My husband and I have recently discussed TTC our 1st child. I was always insistent that I didn't want children as I have lots of nieces & nephews and great nieces and I really struggle coping with them. However I know that lots of people say that you will feel better about your own children. I will admit to regularly feeling broody and wanting a child and I always said that if I fell pregnant accidentally that I would have the child and now I feel that I would like to have one.
I discussed with my Mum in the last couple of days that we were talking about TTC and she was very negative. My OH and I had a bad time last year and I walked out but we are now back together and things have never been better in our relationship. Mum's reaction was that a baby can't mend a marriage and was it a good idea at the moment but she has failed to see that it's about what we want as a couple.

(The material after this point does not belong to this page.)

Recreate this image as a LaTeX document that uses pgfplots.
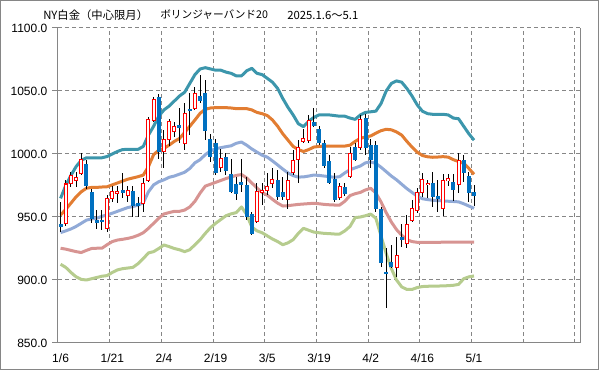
\documentclass[border=0pt]{standalone}
\usepackage{pgfplots}
\pgfplotsset{compat=1.18}
\usepackage{pgfplotstable}
\usepackage{fontspec}
\setmainfont{Liberation Sans}
\newfontfamily\jp{Noto Sans CJK JP}
\definecolor{bbteal}{RGB}{60,150,172}
\definecolor{bborange}{RGB}{226,125,50}
\definecolor{bbmid}{RGB}{145,170,215}
\definecolor{bbpink}{RGB}{215,148,146}
\definecolor{bbgreen}{RGB}{182,204,142}
\definecolor{cblue}{RGB}{0,112,192}
\definecolor{frame}{RGB}{134,134,134}

\pgfplotstableread{
i o h l c
1 945 979 943 976.2
2 976.7 986 974 983.3
3 979 986 974 981
4 984.7 1000.5 983.3 995.8
9 941 967.5 938.3 964.8
10 964.8 975 962 970.6
11 968.8 975 961 970.6
13 966.9 975 962 971.4
16 960.9 980.7 954.2 976.7
17 978.8 1029.6 978 1027
18 1026.4 1045.5 1025 1043.4
20 1001.8 1019 989 1011.9
21 1011.9 1027.5 1006.3 1025.6
22 1017.7 1025.6 1013.5 1022.2
24 1008.5 1040.7 1003.2 1032.3
26 1036.3 1053.4 1035 1048.2
31 989.4 1003.7 986 996.6
38 946.3 977.2 945.5 970.6
39 969.6 976.7 959.5 971.4
40 971.4 984.7 967.5 974.6
41 976.7 988.6 972.8 979.4
44 964 986 956 978.8
45 985.2 1003.2 983.3 995.2
46 995.8 1011 976.7 1005.3
47 1009.8 1019.6 1008.5 1012.4
48 1010.6 1031 1008.5 1026.4
54 965.6 976.7 963.5 974
56 982.5 1005.8 980.7 1000.5
58 1005.3 1031 1003.2 1027.5
65 910 934.4 902.6 919.8
67 929.1 951.6 925.2 944.4
68 947.6 963.5 946.3 956.9
69 955 972.8 952.9 969.6
70 969.6 984.7 966 979.9
71 975.6 979.4 964.8 976.7
74 956.9 984.5 950.5 979
75 979.1 984 975 980.2
77 976 1000.5 969 994.5
}\up

\pgfplotstableread{
i o h l c
0 944.4 962 938 941.8
5 992 995 972 974.6
6 970 972 945 948.4
7 947.6 955.6 940.5 945
8 947.6 955.6 939.7 946.3
12 971.4 984.7 965 969.3
14 970.9 975 950.2 959
15 960.9 966 950 959
19 1045 1047.4 995.8 1001.8
23 1023 1036.3 1008.5 1020.4
25 1035.5 1048.2 1015 1034.4
27 1046 1062.7 1040.2 1042.3
28 1048.2 1058.7 1011 1018.5
29 1011.7 1016 993.6 997.9
30 1009 1012 983 984.7
32 997.4 1000.5 983 986.7
33 983.9 995.8 968.8 970
34 976.2 982 963.5 968.2
35 978 995.8 970 975.4
36 975.4 982 948 950.2
37 952.4 954.2 935.7 936.5
42 979.4 987.3 963.5 965.6
43 970 982 963.5 966
49 1025.6 1036.3 1021.7 1022.2
50 1019.6 1022 1007 1008.5
51 1009 1011 988.6 990.5
52 994.7 999.2 976.2 977.2
53 979.9 984.7 962.1 963.5
55 974 976.7 966.7 968.2
57 1005.3 1008.5 994.7 995.2
59 1028.3 1031.7 999.2 1004.5
60 1007 1012 989 995
61 1007 1010 954.2 956
62 956.3 958 910 913.7
63 906.6 925 877.5 905.3
64 914.5 927.8 909.3 910.6
66 934.4 944.4 926.4 931.7
72 976.7 985.5 958.2 966
73 966.7 979.4 954.2 964
76 978 984 963 971.7
78 995.2 999 977.5 984.7
79 982.3 986 962.1 968.8
80 969.8 975.4 959 966.4
}\down

\pgfplotstableread{
i u2 u1 m l1 l2
0 964.8 951.6 937.6 925.2 912.5
1 975 956 939 924.5 910
2 983 961 940.5 923.5 906
3 990 966 942.5 922.5 902.5
4 995 970 945 921.8 900.5
5 997 972.8 947.5 923.5 900
6 997 973.5 948.5 925 901
7 997 973.5 949 925.2 902
8 997 973.8 950.5 925.2 903
9 998 974 951.7 928 903.5
10 1000 975.5 953 930.5 906
11 1002 977 954.5 931.7 908
12 1003.5 978.5 956 932.3 909
13 1003.7 980 957.5 933 909.5
14 1003.7 981 958.3 934 910
15 1003.7 982 959.5 935.5 913
16 1006 983.3 961.2 937.5 917
17 1015 990 970 941 921.5
18 1022 999.5 975.5 945 922.5
19 1030 1003 978 949 925
20 1035 1004.5 979.5 952.4 927.8
21 1038 1007 981.5 953.5 926.5
22 1042 1010 982.5 954.5 925
23 1046 1012.3 984 954.5 924
24 1049 1017 985.5 955.5 922.5
25 1056 1022 988.5 958 924
26 1063 1027 993 962.5 928
27 1067.5 1032.3 995.5 969 932
28 1068.5 1035.5 999.5 974.5 937
29 1067.5 1036.5 1002.5 976 941.5
30 1066.5 1036.8 1004.2 977.5 945
31 1066.5 1036.8 1005 979 948
32 1065 1036.8 1005.8 980.5 951
33 1064 1036.5 1006.5 981.8 952.5
34 1062 1036 1008.5 983 953.5
35 1062 1036 1009.5 983.7 958
36 1066 1036 1007 981 952
37 1068 1035 1004 977 942
38 1064 1033 1001.5 973 939
39 1063 1032 999 969.5 937.5
40 1060 1030.5 997.5 967.3 935
41 1057 1027 994.5 964 932.5
42 1052 1022 991.3 961 930.5
43 1044 1016 988 958.7 928
44 1037 1011 985 959 929.5
45 1031 1006 982.8 959.5 932
46 1024 1003.5 981.7 960 937
47 1021.7 1002 981.8 960.3 941
48 1026 1003.5 982.5 960.6 939.5
49 1029 1005.5 983.3 960.9 938
50 1031 1006 983 960.5 937.5
51 1031 1006.3 982.5 960 937
52 1031 1006.3 982 959.7 936.8
53 1030.5 1006.3 981.5 959.5 936.5
54 1030 1006.3 982 959.5 936.5
55 1030 1006.3 985 962.5 939
56 1028.5 1007 987.5 967 942.5
57 1027.5 1010 989 968.5 949.5
58 1031 1012.4 990.5 969.5 950
59 1033 1013.5 993 971.5 951
60 1033.5 1014.3 993.7 972.8 952.3
61 1034 1016.5 992.5 969 949
62 1040 1018.5 989.5 962 935
63 1050 1019.6 986 953.5 921
64 1056 1019.2 982.5 946 909
65 1058 1017.5 979.5 940 900
66 1057 1015 976 935.5 894.5
67 1052 1010 972.5 932 892.5
68 1046 1005.5 969.5 930.5 892.5
69 1039 1001.5 966.5 929.9 894
70 1034 998.8 964.5 929.9 894.8
71 1032 997.8 963.8 929.9 895
72 1031.5 997.4 963.3 929.9 895.2
73 1031.5 997.6 963 929.9 895.2
74 1031.5 997.9 962.8 930 895.3
75 1031 997.5 962.5 930 895.5
76 1028.5 995.5 962.3 930 895.8
77 1028 994 962 930 896.5
78 1022 992.6 960.5 930 901
79 1016 988.5 958.7 930 902.5
80 1011 983.9 956.9 930 903.2
}\bands

\begin{document}
\begin{tikzpicture}
\useasboundingbox (0,0) rectangle (449.25pt,277.5pt);
\draw[frame, line width=0.75pt] (0.375pt,0.375pt) rectangle (448.875pt,277.125pt);
\begin{axis}[
  at={(43.5pt,20.25pt)}, anchor=south west,
  scale only axis, width=391.5pt, height=236.25pt,
  xmin=-0.5, xmax=100.5, ymin=850, ymax=1100,
  axis x line*=bottom, axis y line*=box,
  axis line style={draw=frame, line width=0.75pt, -},
  ytick={850,900,...,1100},
  xtick={0,10,...,80},
  xticklabels={1/6,1/21,2/4,2/19,3/5,3/19,4/2,4/16,5/1},
  minor xtick={9.5,19.5,...,99.5},
  xminorgrids, ymajorgrids,
  major grid style={frame, line width=0.75pt, dash pattern=on 3pt off 2.25pt},
  minor grid style={frame, line width=0.75pt, dash pattern=on 3pt off 2.25pt},
  tick align=outside, ytick pos=left, xtick pos=bottom,
  major tick length=4.5pt, minor tick length=0pt,
  xtick style={draw=none},
  ytick style={draw=frame, line width=0.75pt},
  /pgf/number format/assume math mode=true,
  y tick label style={font=\fontsize{9pt}{10pt}\selectfont, /pgf/number format/.cd, fixed, fixed zerofill, precision=1, 1000 sep={}},
  x tick label style={font=\fontsize{9pt}{10pt}\selectfont},
  clip=true,
  candle/.style={draw=none, mark=none, error bars/.cd, y dir=both, y explicit, error mark=none},
]
\addplot[bbteal, line width=2.25pt, line join=round] table[x=i, y=u2] {\bands};
\addplot[bborange, line width=2.25pt, line join=round] table[x=i, y=u1] {\bands};
\addplot[bbmid, line width=2.25pt, line join=round] table[x=i, y=m] {\bands};
\addplot[bbpink, line width=2.25pt, line join=round] table[x=i, y=l1] {\bands};
\addplot[bbgreen, line width=2.25pt, line join=round] table[x=i, y=l2] {\bands};
% wicks
\addplot[candle, error bar style={black, line width=0.75pt}]
  table[x=i, y expr={(\thisrow{h}+\thisrow{l})/2}, y error expr={(\thisrow{h}-\thisrow{l})/2}] {\up};
\addplot[candle, error bar style={black, line width=0.75pt}]
  table[x=i, y expr={(\thisrow{h}+\thisrow{l})/2}, y error expr={(\thisrow{h}-\thisrow{l})/2}] {\down};
% down bodies
\addplot[candle, error bar style={cblue, line width=3pt}]
  table[x=i, y expr={(\thisrow{o}+\thisrow{c})/2}, y error expr={max(abs(\thisrow{o}-\thisrow{c})/2,0.45)}] {\down};
% up bodies: red outline, white inside
\addplot[candle, error bar style={red, line width=3pt}]
  table[x=i, y expr={(\thisrow{o}+\thisrow{c})/2}, y error expr={abs(\thisrow{o}-\thisrow{c})/2+0.4}] {\up};
\addplot[candle, error bar style={white, line width=1.5pt}]
  table[x=i, y expr={(\thisrow{o}+\thisrow{c})/2}, y error expr={max(abs(\thisrow{o}-\thisrow{c})/2-0.4,0)}] {\up};
\end{axis}
\node[anchor=west, inner sep=0pt, font=\jp\fontsize{8.5pt}{10pt}\selectfont] at (32.25pt,266.25pt) {NY白金（中心限月）};
\node[anchor=west, inner sep=0pt, font=\jp\fontsize{8pt}{10pt}\selectfont] at (120pt,266.25pt) {ボリンジャーバンド20};
\node[anchor=west, inner sep=0pt, font=\jp\fontsize{8.5pt}{10pt}\selectfont] at (215.25pt,266.25pt) {2025.1.6～5.1};
\end{tikzpicture}
\end{document}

I am 34 and my OH is 41 this year. If we are going to TTC I don't want to waste the best years of my life worrying about the what could happen. There is part of me that feels like saying lets go ahead and try, but I also know that this is something that we have to consider seriously. I have made an appointment to discuss this with the GP as I have a coil fitted and would need it removed as well as being overweight etc.
I just want to feel that I am not making a mistake about all this and that it should be a decision that my OH and I come to together and I am struggling with that way that my Mum made me feel.
I could really do with some advice on this one.